HTTP/1.1 vs HTTP/2 vs HTTP/3
(Last updated: Jan, 2022) HTTP/2 and HTTP/3 are both enhancements to the HTTP/1.1 protocol that is commonly used (..and is commonly meant whenever there is a discussion of webservices). HTTP/3 is still new to me, and I am unaware of the benefits that it brings and how those improvements contribute to in a web application. So, I won't go into its details. NOTE: The subsequent text in the paragraph relates to HTTP/2. On my side, I am not very sure of whether I understand things fully and properly! I also don't have a hands-on experience (yet) working with HTTP/2. Plus, there are just so many conflicting opinions on internet! So, please take the upcoming comments with a health dose of skepticism. For HTTP/2, what I understand is that it moves from a request-response model to a client-response model, adding performance optimization when multiple requests are made by a single client to the server. However, the design premise that a server can only start responding after the complete request body has been read, still holds in HTTP/2. Thus, even with the performance improvement, HTTP/2 cannot (yet) replace the use of Websockets.
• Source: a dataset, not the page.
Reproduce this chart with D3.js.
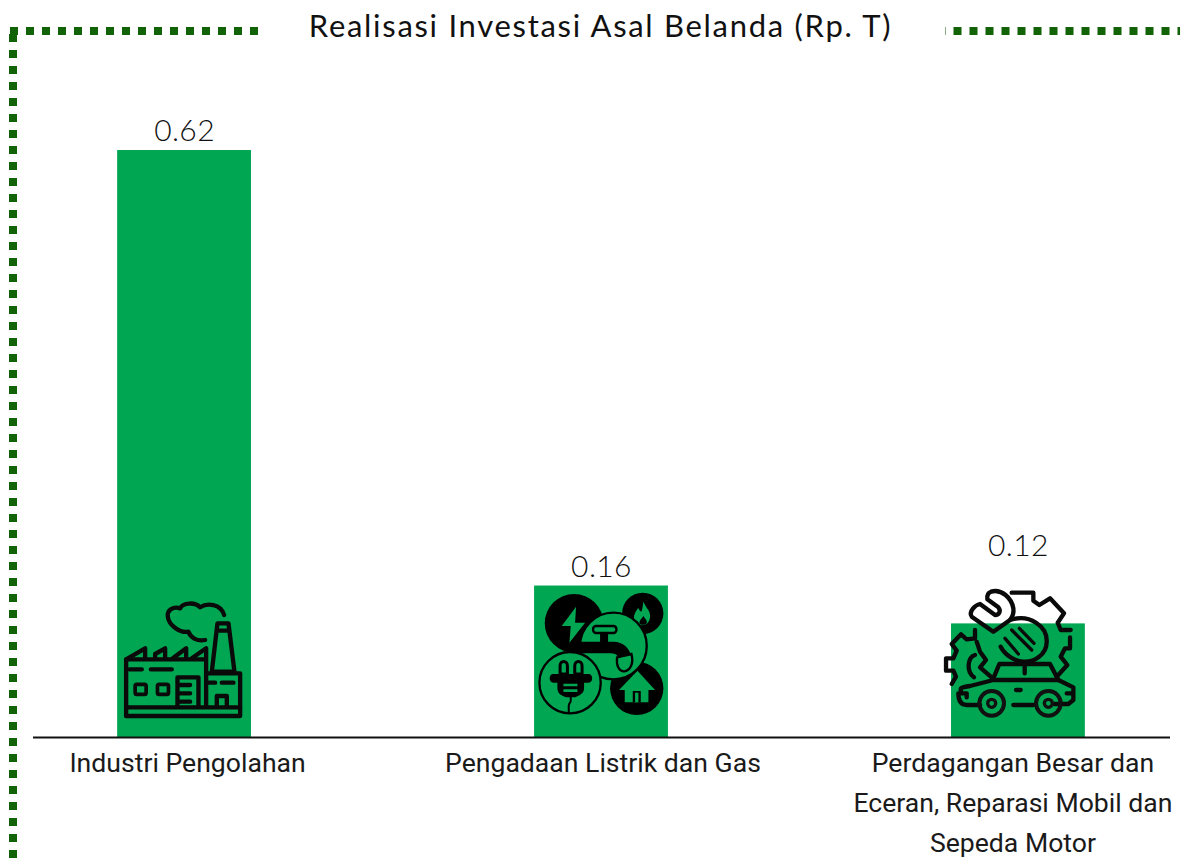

This article has a good summary on the improvements made in HTTP/2. Another new feature introduced in HTTP/2 is Server Push, which is exemplified in this article. One important aspect to note about Server Push, is that the pushed resources don't make it all the way to the web application, but only to the browser cache. Meaning, the javascript code in your web application will not see the pushed resource, but if you make an API call to get the resource that was pushed by server, then the browser will not make another call to server, and instead respond immediately with the data that was server-push'd with the previous request. gRPC is a server-to-server RPC framework that is built on top of HTTP/2 and boasts high performance. However, I'm not sure that if (1) REST like calls are done from one server to another, (2) with very few headers being exchanged, and each header having a small value, (3) data is exchanged in binary format, (4) the server handling the incoming request is able to leverage HTTP/2, then, whether gRPC would be much more faster than ordinary REST like calls done today. In other words, I am not sure if usual REST request-response structure is slow simply because of ailments of HTTP/1.1, or if the gRPC framework uses some novel design.
OLTP and OLAP
The difference between OLTP vs OLAP is covered in articles at StackOverflow and here. OLTP, or "On-line Transaction Processing", is characterized by a large number of short on-line transactions. Such operations have a strong emphasis being on "short", i.e. the user sees a response very soon after making a request. On the other hand, OLAP, or "On-line Analytical Processing" involves processing of historical data via complex aggregations. Such operations are not made very often because, (1) nobody wants to make a request and wait for a long time before getting response, and, (2) the actual reason - the response data only changes negligibly within a small time, and so, there's no reason to make such requests often. Note that OLTP and OLAP is categorization of request being processed by the server, based on the efforts needed to process the request. However, both requests can be web requests, sent using HTTP, etc., and those are not the factors that differentiate OLTP vs OLAP.